Count lines with "chart" in them. Report only the total.

· · ·

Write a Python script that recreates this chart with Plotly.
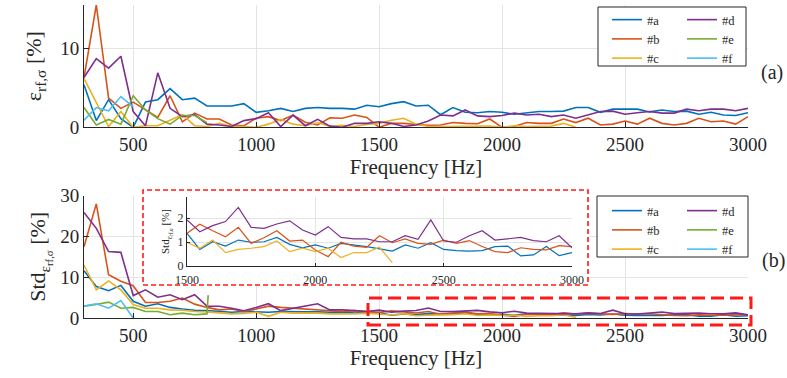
import plotly.graph_objects as go

# Frequency grid of the measurements [Hz]
freq = list(range(300, 3001, 50))
freq_to_2300 = list(range(300, 2301, 50))
freq_to_800 = list(range(300, 801, 50))
freq_to_500 = list(range(300, 501, 50))
freq_e_std = list(range(300, 801, 50)) + [805]

# (a) relative error eps_rf,sigma [%]
err_a = [5.4, 0.85, 3.5, 1.1, 0.0, 3.2, 3.5, 4.9, 3.5, 3.7, 2.7, 2.7, 2.7, 3.0, 1.9,
         2.1, 2.4, 2.0, 2.4, 2.5, 2.4, 2.4, 2.3, 2.8, 2.6,
         3.0, 3.25, 2.7, 2.8, 1.6, 2.5, 1.9, 1.85, 2.0, 1.9,
         1.65, 1.8, 2.0, 2.0, 2.05, 2.5, 2.5, 1.9, 2.3, 2.3,
         2.3, 1.95, 2.2, 2.0, 2.05, 1.65, 1.9, 1.55, 1.5, 1.85]
err_b = [6.3, 15.5, 3.7, 2.4, 3.2, 2.2, 1.25, 4.0, 0.7, 1.8, 1.05, 1.05, 0.3, 0.2, 1.15,
         1.35, 0.85, 1.55, 0.65, 0.3, 1.2, 1.15, 1.55, 1.25, 0.0,
         0.5, 0.5, 0.35, 0.25, 0.3, 0.6, 0.5, 0.45, 1.05, 0.0,
         0.1, 0.6, 0.5, 0.5, 1.05, 0.6, 1.15, 0.3, 0.4, 0.8,
         0.4, 1.15, 0.5, 0.3, 0.5, 1.15, 0.7, 0.8, 0.4, 1.35]
err_c = [6.2, 3.2, 0.1, 2.0, 0.0, 0.2, 0.2, 0.9, 1.6, 0.2, 0.1, 0.5, 0.1, 0.1, 0.0,
         0.4, 1.0, 0.4, 0.2, 0.6, 0.1, 0.25, 0.1, 0.35, 0.5,
         0.9, 1.15, 0.4, 0.1, 0.1, 0.1, 0.1, 0.15, 0.15, 0.0,
         0.2, 0.1, 0.15, 0.15, 0.5, 0.0]
err_d = [6.3, 8.7, 7.5, 9.0, 2.0, 0.2, 6.9, 2.4, 1.35, 1.6, 0.4, 0.3, 0.1, 0.85, 1.1,
         1.85, 0.1, 1.55, 0.2, 1.0, 0.15, 0.0, 0.5, 0.5, 0.7,
         0.5, 0.1, 0.3, 0.8, 1.55, 1.45, 2.2, 1.45, 1.35, 1.5,
         1.8, 1.55, 1.65, 1.35, 1.55, 1.15, 1.55, 2.0, 2.05, 1.65,
         1.85, 2.0, 1.8, 1.8, 2.3, 2.1, 2.3, 2.3, 2.1, 2.4]
err_e = [2.5, 0.3, 1.0, 0.4, 4.0, 2.2, 1.1, 0.4, 1.5, 1.5, 0.6]
err_f = [0.9, 2.5, 2.1, 3.9, 2.6]

# (b) standard deviation of eps_rf,sigma [%]
std_a = [11.6, 7.7, 6.7, 8.0, 4.1, 2.9, 3.5, 2.6, 2.2, 1.9, 1.8, 1.6, 1.4, 1.6, 1.5,
         1.4, 1.6, 1.5, 1.5, 1.5, 1.4, 1.5, 1.2, 1.4,
         1.36, 0.69, 1.01, 0.83, 1.08, 0.99, 1.01, 1.19, 0.9, 0.76,
         0.88, 0.74, 0.94, 0.88, 0.81, 0.71, 0.62, 0.88, 0.74, 0.97,
         0.69, 0.64, 0.62, 0.64, 0.81, 0.83, 0.42, 0.46, 0.81, 0.43, 0.56]
std_b = [17.5, 28.0, 10.6, 9.0, 7.9, 3.8, 3.8, 4.1, 4.9, 3.4, 2.6, 2.0, 2.2, 1.6, 2.2,
         2.9, 2.6, 2.4, 2.2, 2.0, 1.8, 1.6, 1.8, 1.6,
         1.36, 1.74, 1.47, 1.22, 1.61, 0.94, 1.18, 1.47, 1.04, 1.08,
         0.67, 0.39, 0.99, 0.83, 0.78, 1.26, 0.97, 1.13, 0.94, 0.9,
         1.08, 0.94, 1.06, 0.81, 0.6, 0.56, 0.76, 0.69, 0.67, 0.85, 0.81]
std_c = [13.0, 6.9, 9.1, 6.9, 3.3, 2.4, 2.4, 2.0, 1.9, 1.6, 1.5, 1.2, 1.0, 1.1, 1.4,
         0.4, 1.4, 1.2, 1.2, 1.2, 1.0, 1.0, 1.0, 1.2,
         0.99, 0.74, 1.08, 0.56, 0.69, 0.74, 0.81, 1.04, 0.6, 0.74,
         0.6, 0.74, 0.35, 0.56, 0.56, 0.78, 0.14]
std_d = [25.9, 22.0, 16.3, 16.1, 5.5, 6.9, 5.1, 5.7, 4.5, 5.7, 2.9, 2.9, 2.4, 1.8, 2.6,
         3.5, 1.8, 2.4, 2.9, 3.5, 2.0, 2.0, 1.8, 1.6,
         1.92, 1.43, 1.68, 1.85, 2.44, 1.61, 1.57, 1.75, 1.88, 1.5,
         1.29, 1.64, 1.19, 1.13, 1.13, 1.01, 1.01, 1.26, 1.11, 1.92,
         1.04, 0.99, 1.26, 1.47, 1.08, 1.15, 1.19, 1.06, 1.01, 1.26, 0.76]
std_e = [2.9, 3.3, 3.9, 2.4, 2.6, 1.6, 1.6, 0.8, 1.2, 0.8, 1.0, 5.6]
std_f = [2.9, 3.5, 2.4, 4.3, 0.0]

names = ["#a", "#b", "#c", "#d", "#e", "#f"]
colors = ["#0072BD", "#D95319", "#EDB120", "#7E2F8E", "#77AC30", "#4DBEEE"]

x_tick_main = [500, 1000, 1500, 2000, 2500, 3000]
x_tick_inset = [1500, 2000, 2500, 3000]

series_a = [(freq, err_a), (freq, err_b), (freq_to_2300, err_c),
            (freq, err_d), (freq_to_800, err_e), (freq_to_500, err_f)]
series_b = [(freq, std_a), (freq, std_b), (freq_to_2300, std_c),
            (freq, std_d), (freq_e_std, std_e), (freq_to_500, std_f)]

SERIF = "Liberation Serif, Times New Roman, Tinos, DejaVu Serif, serif"
INK = "#262626"
GRID = "#e4e4e4"

fig = go.Figure()

for i, (xs, ys) in enumerate(series_a):
    fig.add_trace(go.Scatter(
        x=xs, y=ys, mode="lines", name=names[i],
        line=dict(color=colors[i], width=1.6),
        xaxis="x", yaxis="y",
        legend="legend" if i < 3 else "legend2"))

for i, (xs, ys) in enumerate(series_b):
    fig.add_trace(go.Scatter(
        x=xs, y=ys, mode="lines", name=names[i],
        line=dict(color=colors[i], width=1.6),
        xaxis="x2", yaxis="y2",
        legend="legend3" if i < 3 else "legend4"))

# empty pane that blanks the area behind the zoomed inset
fig.add_trace(go.Scatter(x=[], y=[], xaxis="x3", yaxis="y3",
                         showlegend=False, hoverinfo="skip"))

# zoomed inset of (b), 1500-3000 Hz
for i, (xs, ys) in enumerate(series_b[:4]):
    fig.add_trace(go.Scatter(
        x=xs, y=ys, mode="lines", name=names[i], showlegend=False,
        line=dict(color=colors[i], width=1.2),
        xaxis="x4", yaxis="y4"))

W, H = 787, 378
ML, MR, MT, MB = 84, 39, 5, 60
PW, PH = W - ML - MR, H - MT - MB


def px_x(p):
    return (p - ML) / PW


def px_y(p):
    return (H - MB - p) / PH


axis_common = dict(
    showline=True, linecolor=INK, linewidth=1,
    ticks="inside", ticklen=5, tickcolor=INK,
    showgrid=True, gridcolor=GRID, gridwidth=1,
    zeroline=False, mirror=False, automargin=False,
    tickfont=dict(family=SERIF, size=19, color=INK),
)

fig.update_layout(
    width=W, height=H,
    margin=dict(l=ML, r=MR, t=MT, b=MB, autoexpand=False),
    paper_bgcolor="white", plot_bgcolor="#ffffff",
    font=dict(family=SERIF, color=INK),
    xaxis=dict(axis_common, domain=[0, 1], anchor="y", range=[300, 3000],
               tickvals=x_tick_main,
               title=dict(text="Frequency [Hz]", font=dict(family=SERIF, size=21), standoff=4)),
    yaxis=dict(axis_common, domain=[px_y(127.3), 1], anchor="x", range=[0, 15.5],
               tickvals=[0, 10],
               title=dict(text="ε<sub>rf,σ</sub> [%]", font=dict(family=SERIF, size=22), standoff=12)),
    xaxis2=dict(axis_common, domain=[0, 1], anchor="y2", range=[300, 3000],
                tickvals=x_tick_main,
                title=dict(text="Frequency [Hz]", font=dict(family=SERIF, size=21), standoff=4)),
    yaxis2=dict(axis_common, domain=[0, px_y(195.7)], anchor="x2", range=[0, 30],
                tickvals=[0, 10, 20, 30],
                title=dict(text="Std<sub>ε<sub>rf,σ</sub></sub> [%]",
                           font=dict(family=SERIF, size=22), standoff=8)),
    xaxis3=dict(domain=[px_x(143), px_x(588)], anchor="y3", visible=False,
                showgrid=False, zeroline=False),
    yaxis3=dict(domain=[px_y(285), px_y(190)], anchor="x3", visible=False,
                showgrid=False, zeroline=False),
    xaxis4=dict(axis_common, domain=[px_x(187), px_x(572)], anchor="y4",
                range=[1500, 3000], tickvals=x_tick_inset, ticklen=3,
                ticklabelstandoff=3,
                tickfont=dict(family=SERIF, size=12, color=INK)),
    yaxis4=dict(axis_common, domain=[px_y(266), px_y(197)], anchor="x4",
                range=[0, 2.875], tickvals=[0, 1, 2], ticklen=3,
                tickfont=dict(family=SERIF, size=12, color=INK),
                title=dict(text="Std<sub>ε<sub>rf,σ</sub></sub> [%]",
                           font=dict(family=SERIF, size=11), standoff=5)),
    showlegend=True,
)

legend_style = dict(bgcolor="rgba(0,0,0,0)", borderwidth=0,
                    font=dict(family=SERIF, size=12.5, color=INK),
                    orientation="v", xanchor="left", yanchor="top",
                    tracegroupgap=0)
fig.update_layout(
    legend=dict(legend_style, x=px_x(607), y=px_y(5)),
    legend2=dict(legend_style, x=px_x(682), y=px_y(5)),
    legend3=dict(legend_style, x=px_x(607), y=px_y(196)),
    legend4=dict(legend_style, x=px_x(682), y=px_y(196)),
)

shapes = [
    # legend frames
    dict(type="rect", xref="paper", yref="paper",
         x0=px_x(598), x1=px_x(746), y0=px_y(66), y1=px_y(7),
         line=dict(color=INK, width=1), fillcolor="white", layer="above"),
    dict(type="rect", xref="paper", yref="paper",
         x0=px_x(597), x1=px_x(748), y0=px_y(257), y1=px_y(196),
         line=dict(color=INK, width=1), fillcolor="white", layer="above"),
    # frame around the inset
    dict(type="rect", xref="paper", yref="paper",
         x0=px_x(143), x1=px_x(588), y0=px_y(285), y1=px_y(190),
         line=dict(color="#ff1a1a", width=1.6, dash="5px,3px"), layer="above"),
    # region of (b) shown in the inset
    dict(type="rect", xref="paper", yref="paper",
         x0=px_x(368), x1=px_x(751), y0=px_y(325), y1=px_y(298),
         line=dict(color="#ff1a1a", width=3, dash="13px,6px"), layer="above"),
]
fig.update_layout(shapes=shapes)

fig.add_annotation(text="(a)", xref="paper", yref="paper",
                   x=px_x(772), y=px_y(72), showarrow=False,
                   xanchor="center", yanchor="middle",
                   font=dict(family=SERIF, size=20, color=INK))
fig.add_annotation(text="(b)", xref="paper", yref="paper",
                   x=px_x(773), y=px_y(260), showarrow=False,
                   xanchor="center", yanchor="middle",
                   font=dict(family=SERIF, size=20, color=INK))

fig.write_html("out.html")
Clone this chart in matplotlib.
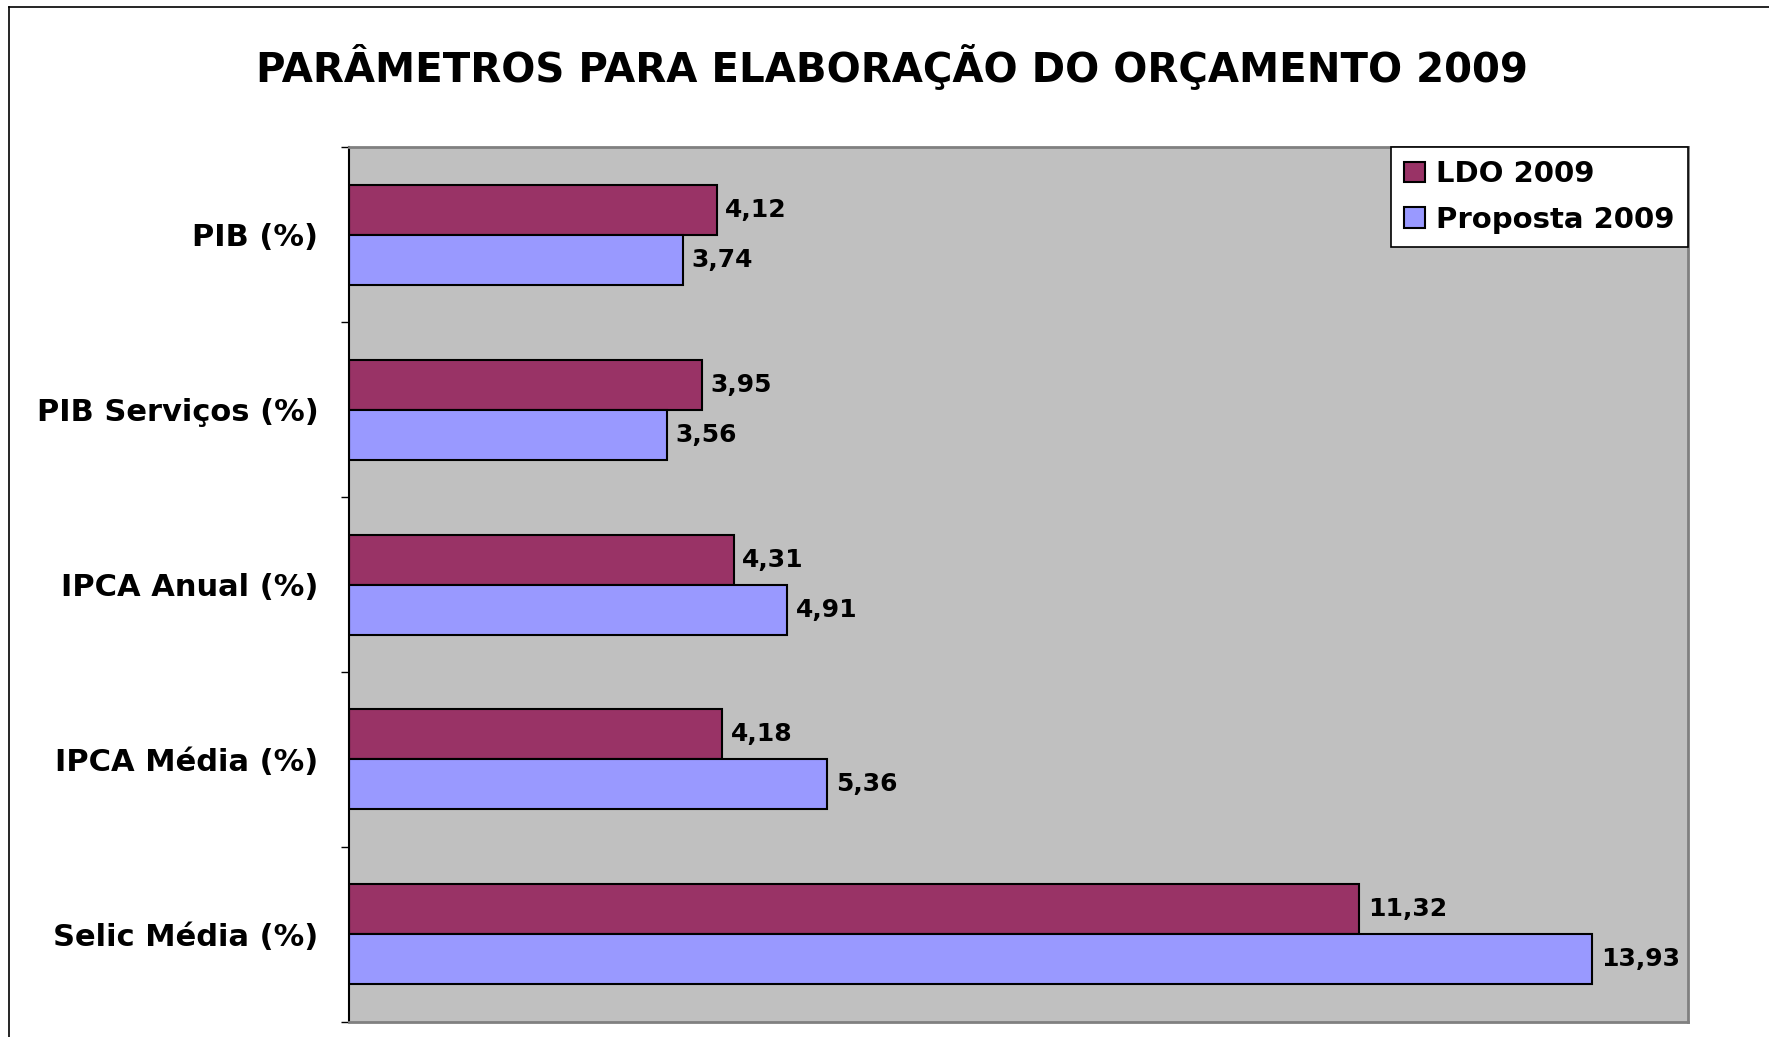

· · ·

- _Full solution_
2